D'hier à aujourd'hui 
  
          De nos jours, l'exclusion se vit au quotidien comme jamais dans la province de Québec. Les médias colportent les revendications de celles et de ceux d'entre nous qui ont les meilleurs morceaux du gigot social. Sur les jeunes, les chômeurs, les assistés sociaux, les malades, les immigrants, bref sur cette majorité de divisés pour le règne de quelques-uns, on s'en tient à décrire leurs misères criantes, les crimes qu'ils commettent ou les statistiques anonymes qui les caractérisent comme pauvres et mal pris. 
  
  
« René Lévesque l'a maintes fois souligné, l'enjeu de la souveraineté dans l'esprit d'un très grand nombre de Québécoises et de Québécois se traduit par une souffrance extrême d'être trop gouvernés! »
 
 
          Pas besoin de consultation publique où ils seront absents, pour savoir que tout ce monde ne rêve qu'à des conditions de vie décentes! Et si le moindrement un projet social leur faisait miroiter qu'ils auraient de quoi s'assurer un avenir seulement confortable, ils voteraient de tout coeur pour un Québec souverain. Ces gens n'aspirent pas à un salaire de médecin, même pas de fonctionnaire de l'État, ils voteraient OUI pour qu'un pays de juste partage naisse. 
  
          Mais, les systèmes d'exclusion sont tellement forts, et ce depuis des siècles dans les contrées canadiennes, que même un gouvernement souverainiste à Québec s'appuie sur une fonction publique majoritairement fédéraliste. Que la majorité des postes dans les structures municipales et autres pouvoirs régionaux sont détenus par des fédéralistes convaincus. Que tous les médias d'information, à de très très rares exceptions, dépendent de gens viscéralement opposés à la souveraineté. Que les pouvoirs économiques déterminants sont eux aussi tenus par des inconditionnels du Canada. 
  
          C'est l'option elle-même d'un gouvernement souverain du Québec qui est évacuée par l'absence d'un projet social de bien commun. On a eu des gestions gouvernementales souverainistes à Québec qui ont ménagé la chèvre et le choux, qu'est-ce que cela a donné?
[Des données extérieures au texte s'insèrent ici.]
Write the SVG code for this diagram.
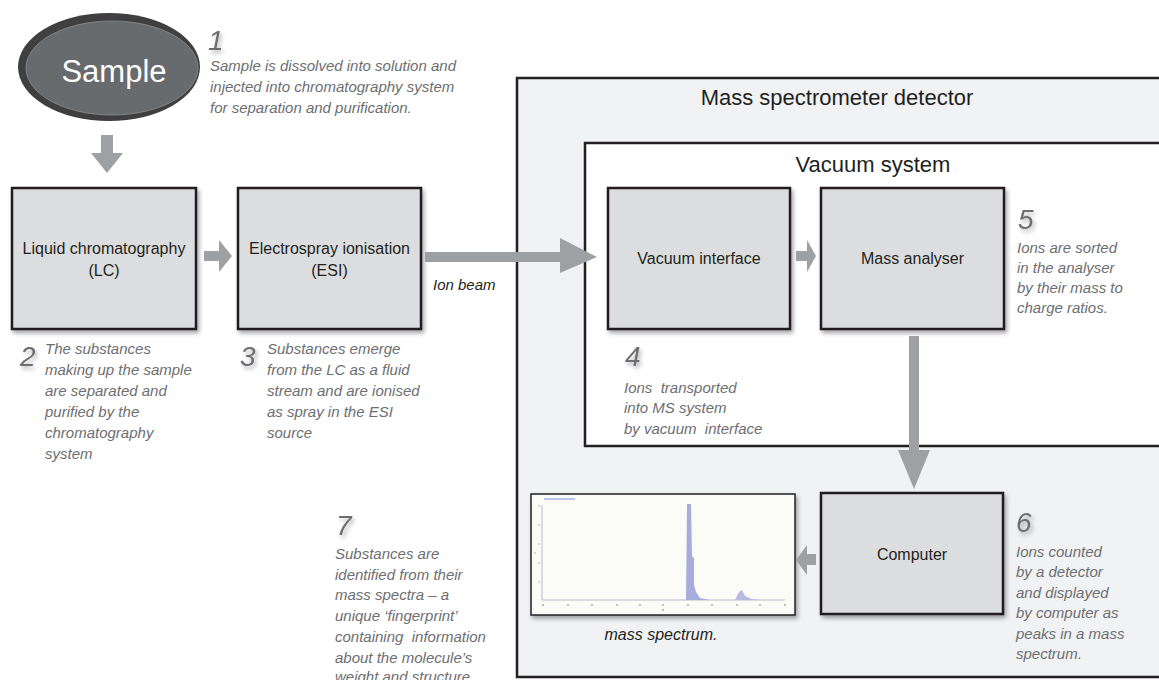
<svg xmlns="http://www.w3.org/2000/svg" width="1159" height="680" viewBox="0 0 1159 680">
<defs>
<filter id="sh" x="-10%" y="-10%" width="130%" height="130%"><feDropShadow dx="2" dy="3" stdDeviation="2" flood-color="#000" flood-opacity="0.35"/></filter>
<filter id="nsh" x="-30%" y="-30%" width="180%" height="180%"><feDropShadow dx="2" dy="3" stdDeviation="2" flood-color="#000" flood-opacity="0.3"/></filter>
</defs>
<style>
text{font-family:"Liberation Sans",Arial,sans-serif}
.box{fill:#dcdddf;stroke:#231f20;stroke-width:2.5;filter:url(#sh)}
.lbl{font-size:16px;fill:#231f20;text-anchor:middle}
.desc{font-size:15px;font-style:italic;fill:#6d6e71}
.num{font-size:28px;font-style:italic;fill:#6d6e71;filter:url(#nsh)}
.arr{fill:#9da1a4}
.title{font-size:22px;fill:#231f20;text-anchor:middle}
</style>
<rect width="1159" height="680" fill="#ffffff"/>

<g id="ms-detector">
<rect x="517" y="78" width="700" height="599" fill="#f1f2f4" stroke="#231f20" stroke-width="2.5"/>
<text class="title" x="837" y="105">Mass spectrometer detector</text>
</g>
<g id="vacuum-system">
<rect x="585" y="143" width="640" height="303" fill="#ffffff" stroke="#231f20" stroke-width="2.5"/>
<text class="title" x="873" y="172">Vacuum system</text>
</g>

<g id="sample">
<ellipse cx="109" cy="67" rx="91" ry="54" fill="#3f3f40"/>
<ellipse cx="112" cy="68" rx="86" ry="47" fill="#686b6d" stroke="#8d8f91" stroke-width="0.8"/>
<text x="114" y="82" font-size="31" fill="#ffffff" text-anchor="middle">Sample</text>
</g>
<g id="step1">
<text class="num" x="208" y="50">1</text>
<text class="desc" x="210" y="71">Sample is dissolved into solution and</text>
<text class="desc" x="210" y="92">injected into chromatography system</text>
<text class="desc" x="210" y="113">for separation and purification.</text>
</g>

<g id="lc">
<rect class="box" x="12" y="188" width="184" height="141"/>
<text class="lbl" x="104" y="254">Liquid chromatography</text>
<text class="lbl" x="104" y="276">(LC)</text>
</g>
<g id="step2">
<text class="num" x="20" y="366">2</text>
<text class="desc" x="45" y="354">The substances</text>
<text class="desc" x="45" y="375">making up the sample</text>
<text class="desc" x="45" y="396">are separated and</text>
<text class="desc" x="45" y="417">purified by the</text>
<text class="desc" x="45" y="438">chromatography</text>
<text class="desc" x="45" y="459">system</text>
</g>

<g id="esi">
<rect class="box" x="238" y="188" width="183" height="141"/>
<text class="lbl" x="329.5" y="254">Electrospray ionisation</text>
<text class="lbl" x="329.5" y="276">(ESI)</text>
</g>
<g id="step3">
<text class="num" x="240" y="366">3</text>
<text class="desc" x="267" y="354">Substances emerge</text>
<text class="desc" x="267" y="375">from the LC as a fluid</text>
<text class="desc" x="267" y="396">stream and are ionised</text>
<text class="desc" x="267" y="417">as spray in the ESI</text>
<text class="desc" x="267" y="438">source</text>
</g>

<g id="vacuum-interface">
<rect class="box" x="608" y="188" width="182" height="141"/>
<text class="lbl" x="699" y="264">Vacuum interface</text>
</g>
<g id="step4">
<text class="num" x="625" y="366">4</text>
<text class="desc" x="624" y="393" xml:space="preserve">Ions  transported</text>
<text class="desc" x="624" y="413">into MS system</text>
<text class="desc" x="624" y="434" xml:space="preserve">by vacuum  interface</text>
</g>

<g id="mass-analyser">
<rect class="box" x="821" y="188" width="183" height="141"/>
<text class="lbl" x="912.5" y="264">Mass analyser</text>
</g>
<g id="step5">
<text class="num" x="1018" y="229">5</text>
<text class="desc" x="1017" y="253">Ions are sorted</text>
<text class="desc" x="1017" y="273">in the analyser</text>
<text class="desc" x="1017" y="293">by their mass to</text>
<text class="desc" x="1017" y="313">charge ratios.</text>
</g>

<g id="computer">
<rect class="box" x="821" y="493" width="182" height="121"/>
<text class="lbl" x="912" y="560">Computer</text>
</g>
<g id="step6">
<text class="num" x="1016" y="532">6</text>
<text class="desc" x="1016" y="557">Ions counted</text>
<text class="desc" x="1016" y="577">by a detector</text>
<text class="desc" x="1016" y="598">and displayed</text>
<text class="desc" x="1016" y="618">by computer as</text>
<text class="desc" x="1016" y="639">peaks in a mass</text>
<text class="desc" x="1016" y="659">spectrum.</text>
</g>

<g id="mass-spectrum">
<rect x="531" y="494" width="264" height="121" fill="#fbfbf8" stroke="#231f20" stroke-width="1.5" filter="url(#sh)"/>
<line x1="542" y1="505" x2="542" y2="600" stroke="#b9bcc9" stroke-width="1"/>
<line x1="542" y1="600" x2="785" y2="600" stroke="#b9bcc9" stroke-width="1"/>
<line x1="544" y1="499" x2="575" y2="499" stroke="#a9b3e0" stroke-width="1.5"/>
<g fill="#a6a8ae">
<circle cx="543" cy="605" r="1"/><circle cx="568" cy="605" r="1"/><circle cx="592" cy="605" r="1"/><circle cx="617" cy="605" r="1"/><circle cx="640" cy="605" r="1"/><circle cx="663" cy="605" r="1"/><circle cx="688" cy="605" r="1"/><circle cx="712" cy="605" r="1"/><circle cx="737" cy="605" r="1"/><circle cx="760" cy="605" r="1"/><circle cx="785" cy="605" r="1"/><circle cx="663" cy="610" r="1"/>
<circle cx="539" cy="506" r="0.8"/><circle cx="539" cy="525" r="0.8"/><circle cx="539" cy="544" r="0.8"/><circle cx="539" cy="563" r="0.8"/><circle cx="539" cy="582" r="0.8"/><circle cx="535" cy="553" r="0.8"/>
</g>
<path d="M684 600 L686 600 L687 504 L691 504 L692 556 L694 558 L694 585 L696 592 L700 598 L710 600 Z" fill="#a8acdc"/>
<path d="M735 600 L739 592 L742 590 L745 596 L752 599 L760 600 Z" fill="#b7badf"/>
<text x="661" y="640" font-size="16" font-style="italic" fill="#231f20" text-anchor="middle">mass spectrum.</text>
</g>
<g id="step7">
<text class="num" x="336" y="535">7</text>
<text class="desc" x="335" y="559">Substances are</text>
<text class="desc" x="335" y="580">identified from their</text>
<text class="desc" x="335" y="600">mass spectra – a</text>
<text class="desc" x="335" y="621">unique ‘fingerprint’</text>
<text class="desc" x="335" y="642" xml:space="preserve">containing  information</text>
<text class="desc" x="335" y="663">about the molecule’s</text>
<text class="desc" x="335" y="682">weight and structure</text>
</g>

<g id="connectors">
<polygon class="arr" points="101,135 113,135 113,153 123,153 107,173 91,153 101,153"/>
<polygon class="arr" points="204,251 219,251 219,240 232,256 219,272 219,261 204,261"/>
<polygon class="arr" points="425,252 560,252 560,238 597,257 560,273 560,262 425,262"/>
<text x="433" y="290" font-size="15" font-style="italic" fill="#231f20">Ion beam</text>
<polygon class="arr" points="796,251 807,251 807,240 816,256 807,272 807,261 796,261"/>
<polygon class="arr" points="909,336 919,336 919,450 930,450 914,489 898,450 909,450"/>
<polygon class="arr" points="816,554 807,554 807,545 796,560 807,575 807,565 816,565"/>
</g>
</svg>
Le bel étandard d'une langue française à sauvegarder et qui se meurt partout! Des mesures de prise en charge gouvernementale toujours plus tatillonnes et des taxes ou impôts monstres! 
  
          Tant et aussi longtemps que cette situation d'exclusion prévaudra, pas un tribun, soit-il d'une rare éloquence, n'arrivera à vendre l'idée qu'il n'y aura plus d'exclus après un référendum donnant un gouvernement souverain à un peuple à se faire. René Lévesque l'a maintes fois souligné, l'enjeu de la souveraineté dans l'esprit d'un très grand nombre de Québécoises et de Québécois se traduit par une souffrance extrême d'être trop gouvernés! Quand la valse des exclus cessera-t-elle pour faire place à une ronde solidaire? En tout cas, ne comptez pas sur moi pour m'aligner main dans la main avec celles et ceux que je considère comme des profiteurs de l'actuel régime d'exclusion!